For some, a home life saturated with so many lofty ideals and ambitions might have proved disabling. Sofia took her time becoming a director, but having got there, she quietly gets on with it. She likes working with actors, and they like her too—every actor I talked to stresses how calm and cool and full of dry wit she is, even under pressure. Anna Faris, who's very funny as a bimboish acquaintance of Charlotte's husband in Lost in Translation, says there were times when she didn't know what Coppola was thinking, but that compared to the "loud comedic directors" Faris has worked with (on Scary Movie 1, 2and 3, presumably), Coppola was a welcome relief. Dunst, who's incensed that Coppola was overlooked for best new director at the IFP Independent Spirit Awards for The Virgin Suicides, believes that being Francis Ford Coppola's daughter has been tough on Sofia, because "people were ready to rip her apart," especially after the Godfather Part III fiasco. "Rarely do you read a script where there are spaces to breathe," she says of The Virgin Suicides. "Sofia is very visual. She communicates just enough information to make you feel comfortable improvising."

The looseness seems generational. Coppola hangs with a crowd of compulsive improvisers who are every bit as innovative in their way as the wunderkinder of the '70s of whom her father was arguably the king—but cooler, more ironic and enigmatic, influenced by the staccato rhythms and experimentalism of music video. "We call it 'the revolution,'" says Coppola's close friend Zoe Cassavetes, daughter of John Cassavetes and a fledgling director in her own right. "We just do what we want, and because everyone's doing something different we're not competitive." And it's hard to imagine Sofia Coppola, Spike Jonze or Wes Anderson tearing their hair out over whether they are artists or not.
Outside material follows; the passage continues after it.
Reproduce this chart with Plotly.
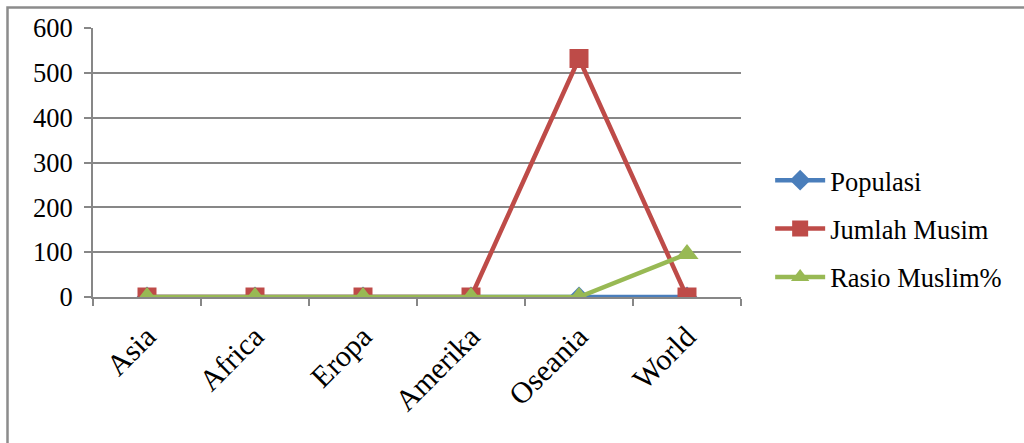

Coppola and Jonze, who met on the set of a Sonic Youth music video in the early '90s, don't work together (though her cinematographer for Lost in Translation, Lance Acord, also shot Jonze's Being John Malkovich and Adaptation). Their approaches are different, she says, and she doesn't take advice easily, and in any case it would strain their marriage. "We're not made to be collaborators," she says, but adds "we usually read each other's screenplays and talk about them, and both of us understand when one of us is wiped out, or what it's like to wait for an actor to respond to a script."

Sofia's own work, not to mention her spare style, could hardly be more different from the baroque grandiloquence of Francis Ford Coppola's. And yet—she has taken from him the risky art of personal filmmaking, of working out the big issues of her life in her movies, of just going ahead and doing it even when you're not sure what it is. If The Virgin Suicides distilled the hopeless longings of adolescence to their essence, Lost in Translation is about how the most unexpected, even temporary human bonds can make you take stock and grow up. In the best possible sense, the movie is the work of a director finding her way, and finding herself, as she goes along.